Minnie Ethelene Hefner Justus (1877-1970) went to a small women’s college in Asheville and always set her crowded table with china and cloth napkins. Flowers from her yard spread their scents around from the center vase. A blessing of thankfulness began each meal, and woe be to any that did a taste test before the food was blessed. Boarding-house-reach was frowned on by all the adults, but especially Granny. Her eyes paid attention to all seated as her guests. Coffee and dessert completed each meal, and her baking skills were excellent with pies and cakes, as well as biscuits and cornbread.

If we were there close to Mother’s Day, there would be some of her pink peonies on the table. Usually she put them in a bowl or teapot, rather than a vase. Often petals would drop off on her linen tablecloth, but no one minded the disarray.That sweet scent is now in my back yard from her yard. They should be ready to cut and bring in next week, and I will savor their beauty. I am the fourth generation to enjoy them.

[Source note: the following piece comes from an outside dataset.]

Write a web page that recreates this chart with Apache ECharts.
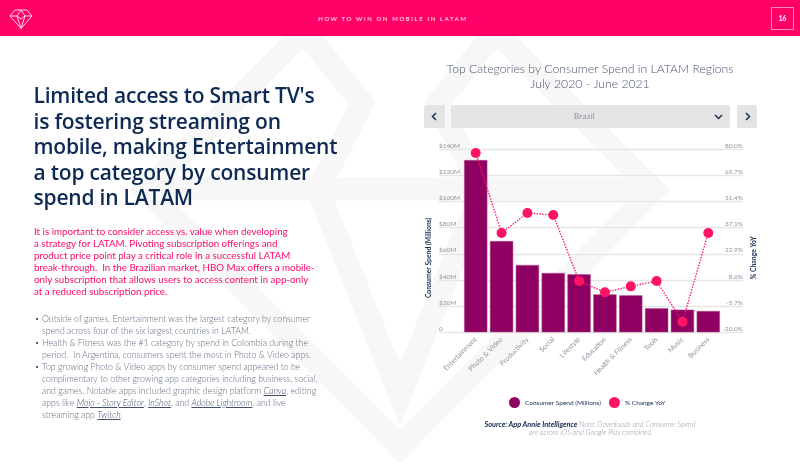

Though she wore her house dress and full apron at home, she dressed up for church. She and Pop attended a country church called Pleasant Hill. This white frame church had steep steps going up to the entrance. If you remember the song, “Church in the Wildwood,” that church was brown, but Pleasant Hill comes to my mind when I hear it. Someone always rang their church bell to call people to worship.

Granny owned a seal skin coat that she would let me try on and parade around the house, but it was furs that she chose for Sundays. She looks stern here, but that is the way they posed for snapshots back then. I only remember her with a smile.

There was always a myriad of minutiae that she shared that helped me to picture what she was reminiscing about. Granny painted pictures with her words, and oh, how I want to do the same, whether with my writing or telling stories around my own table.

As I weave facts and oral tradition in my writing about heroines of the American Revolution in South Carolina and other women who made a difference in our state, I have seen the importance of those stories passed down from one generation to another. They keep a family alive and connected to the past.

Whether it is with family or friends, strangers, or in the office, we should share our stories, because those stories are who we are.

As Rudyard Kipling said, “If history were taught in the form of stories, it would never be forgotten.” And we continue to read his stories of animals that talk to people or other animals, never blinking an eye.

So, yes, to continuing to collect stories and putting them to paper. Let’s all tell our stories over and over again.